Paper 2019/174

Towards an Exponential Lower Bound for Secret Sharing

Kasper Green Larsen and Mark Simkin

Abstract

A secret sharing scheme allows a dealer to distribute shares of a secret among a set of $n$ parties $P=\{p_1,\dots,p_n\}$ such that any authorized subset of parties can reconstruct the secret, yet any unauthorized subset learns nothing about it. The family $\mathcal{A} \subseteq 2^P$ of all authorized subsets is called the access structure. Classic results show that if $\mathcal{A}$ contains precisely all subsets of cardinality at least $t$, then there exists a secret sharing scheme where the length of the shares is proportional to $\lg n$ bits plus the length of the secret.

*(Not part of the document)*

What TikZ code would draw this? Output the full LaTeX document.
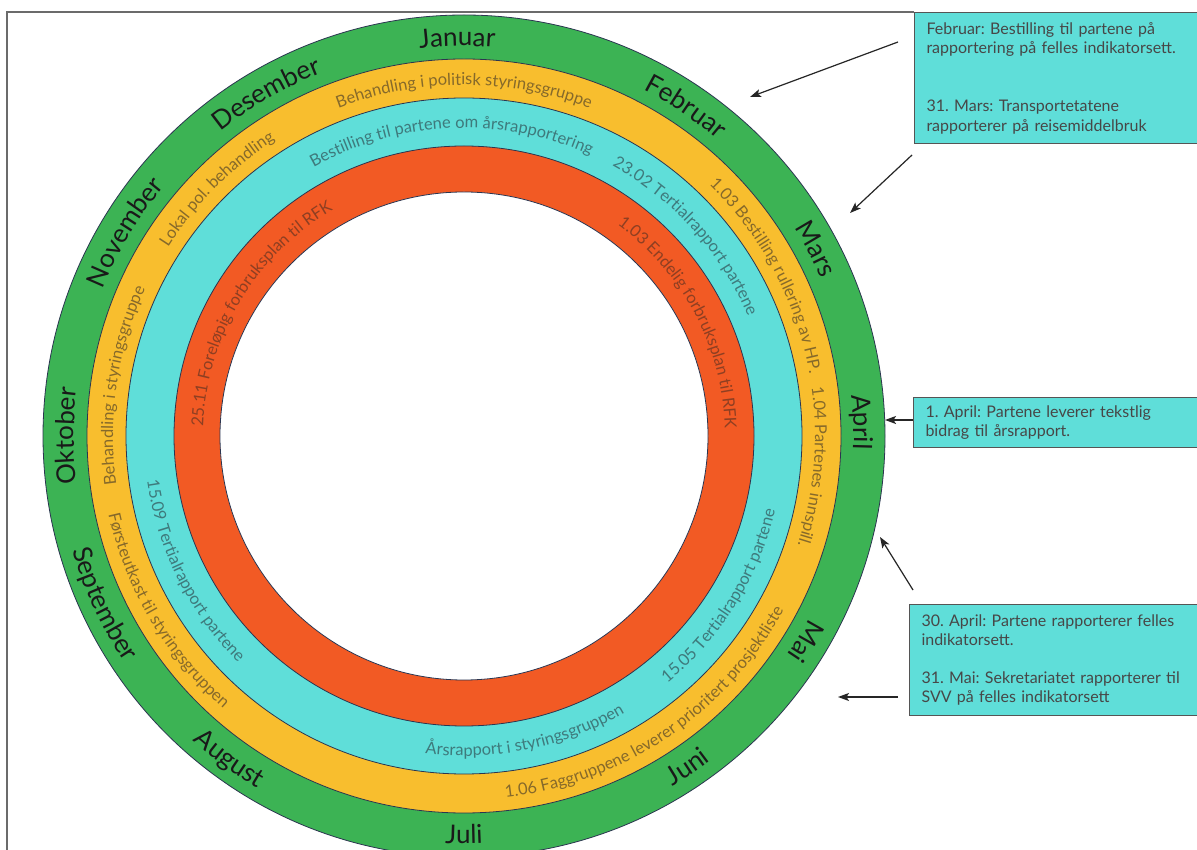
\documentclass[tikz,border=0pt]{standalone}
\usepackage{fontspec}
\setmainfont{Lato}
\usetikzlibrary{decorations.text,arrows.meta}
\definecolor{ringgreen}{HTML}{3CB354}
\definecolor{ringorange}{HTML}{F8BE2E}
\definecolor{ringcyan}{HTML}{5FDED9}
\definecolor{ringred}{HTML}{F25A24}
\definecolor{ringline}{HTML}{2B3550}
\definecolor{otxt}{HTML}{86692A}
\definecolor{ctxt}{HTML}{3E7A7C}
\definecolor{rtxt}{HTML}{8E3F22}
\definecolor{boxtxt}{HTML}{474747}
\definecolor{boxline}{HTML}{555555}
\definecolor{framegray}{HTML}{6B6B6B}
\frenchspacing
\newcommand\monthfmt{\fontsize{26}{30}\selectfont\color{black!90}}
\newcommand\ofmt{\fontsize{16.5}{19}\selectfont\color{otxt}}
\newcommand\cfmt{\fontsize{16.5}{19}\selectfont\color{ctxt}}
\newcommand\rfmt{\fontsize{16.5}{19}\selectfont\color{rtxt}}
\newcommand\cwtext[4]{\path[decorate,decoration={text along path,text align=center,text={|#3|#4}}] ({#2+100}:#1) arc[start angle={#2+100},end angle={#2-100},radius=#1];}
\newcommand\ccwtext[4]{\path[decorate,decoration={text along path,text align=center,text={|#3|#4}}] ({#2-100}:#1) arc[start angle={#2-100},end angle={#2+100},radius=#1];}
\tikzset{
  ring/.style={draw=ringline, line width=0.8pt},
  infobox/.style={draw=boxline, line width=1pt, fill=ringcyan, anchor=north west, align=left,
    inner xsep=12pt, inner ysep=0pt, text width=300pt, minimum width=324pt, text=boxtxt,
    font=\fontsize{16}{19.3}\selectfont},
  pointer/.style={draw=black!85, line width=1.2pt, -{Stealth[length=11pt,width=8pt,inset=2.5pt]}}
}
\begin{document}
\begin{tikzpicture}[x=1pt,y=1pt]
\useasboundingbox (0,0) rectangle (1197,849);
\clip (0,0) rectangle (1197,849);
\fill[white] (0,0) rectangle (1197,849);
% frame
\draw[framegray, line width=1.2pt] (7,-5) -- (7,837) -- (914,837);
\begin{scope}[shift={(464,413)}]
  \filldraw[ring, fill=ringgreen] (0,0) circle[radius=421];
  \filldraw[ring, fill=ringorange] (0,0) circle[radius=377];
  \filldraw[ring, fill=ringcyan] (0,0) circle[radius=338];
  \filldraw[ring, fill=ringred] (0,0) circle[radius=290];
  \filldraw[ring, fill=white] (0,0) circle[radius=244];
  % months
  \cwtext{390}{91}{\monthfmt}{Januar}
  \cwtext{390}{56}{\monthfmt}{Februar}
  \cwtext{390}{28}{\monthfmt}{Mars}
  \cwtext{390}{2}{\monthfmt}{April}
  \cwtext{390}{-31}{\monthfmt}{Mai}
  \ccwtext{408}{-56}{\monthfmt}{Juni}
  \ccwtext{408}{-90}{\monthfmt}{Juli}
  \ccwtext{408}{-126}{\monthfmt}{August}
  \ccwtext{408}{-155}{\monthfmt}{September}
  \cwtext{390}{180}{\monthfmt}{Oktober}
  \cwtext{390}{149}{\monthfmt}{November}
  \cwtext{390}{120}{\monthfmt}{Desember}
  % orange ring
  \cwtext{351}{90}{\ofmt}{Behandling i politisk styringsgruppe}
  \cwtext{351}{27.9}{\ofmt}{1.03 Bestilling rullering av HP.}
  \cwtext{351}{-5.1}{\ofmt}{1.04 Partenes innspill.}
  \ccwtext{364}{-56}{\ofmt}{1.06 Faggruppene leverer prioritert prosjektliste}
  \ccwtext{364}{-149.5}{\ofmt}{Førsteutkast til styringsgruppen}
  \cwtext{351}{171.6}{\ofmt}{Behandling i styringsgruppe}
  \cwtext{351}{135}{\ofmt}{Lokal pol. behandling}
  % cyan ring
  \cwtext{308}{92.5}{\cfmt}{Bestilling til partene om årsrapportering}
  \cwtext{308}{42}{\cfmt}{23.02 Tertialrapport partene}
  \ccwtext{320}{-32}{\cfmt}{15.05 Tertialrapport partene}
  \ccwtext{320}{-78.4}{\cfmt}{Årsrapport i styringsgruppen}
  \ccwtext{320}{-153.4}{\cfmt}{15.09 Tertialrapport partene}
  % red ring
  \cwtext{261}{149}{\rfmt}{25.11 Foreløpig forbruksplan til RFK}
  \cwtext{261}{27.8}{\rfmt}{1.03 Endelig forbruksplan til RFK}
\end{scope}
% info boxes
\node[infobox, minimum height=131pt] (feb) at (914,837)
  {Februar: Bestilling til partene på\\rapportering på felles indikatorsett.\\[39pt]31. Mars: Transportetatene\\rapporterer på reisemiddelbruk};
\node[infobox, minimum height=50pt] (apr) at (913,452)
  {1. April: Partene leverer tekstlig\\bidrag til årsrapport.};
\node[infobox, minimum height=111pt] (mai) at (909,245)
  {30. April: Partene rapporterer felles\\indikatorsett.\\[19pt]31. Mai: Sekretariatet rapporterer til\\SVV på felles indikatorsett};
% arrows
\coordinate (t1) at (898,807); \coordinate (h1) at (750,752);
\coordinate (t2) at (912,694); \coordinate (h2) at (850,636);
\coordinate (h3) at (885,429);
\coordinate (t4) at (913,259); \coordinate (h4) at (880,312);
\coordinate (t5) at (898,152); \coordinate (h5) at (838,152);
\draw[pointer] (t1) -- (h1);
\draw[pointer] (t2) -- (h2);
\draw[pointer] (apr.west |- h3) -- (h3);
\draw[pointer] (t4) -- (h4);
\draw[pointer] (t5) -- (h5);
\end{tikzpicture}
\end{document}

However, for general access structures, the best known upper bounds have shares of length exponential in $n$, whereas the strongest lower bound shows that the shares must have length at least $n/\log n$. Beimel conjectured that the exponential upper bound is tight, but proving it has so far resisted all attempts. In this paper we make progress towards proving the conjecture by showing that there exists an access structure $\mathcal{A}$, such that any secret sharing scheme for $\mathcal{A}$ must have either exponential share length, or the function used for reconstructing the secret by authorized parties must have an exponentially long description. As an example corollary, we conclude that if one insists that authorized parties can reconstruct the secret via a constant fan-in boolean circuit of size polynomial in the share length, then there exists an access structure that requires a share length that is exponential in $n$.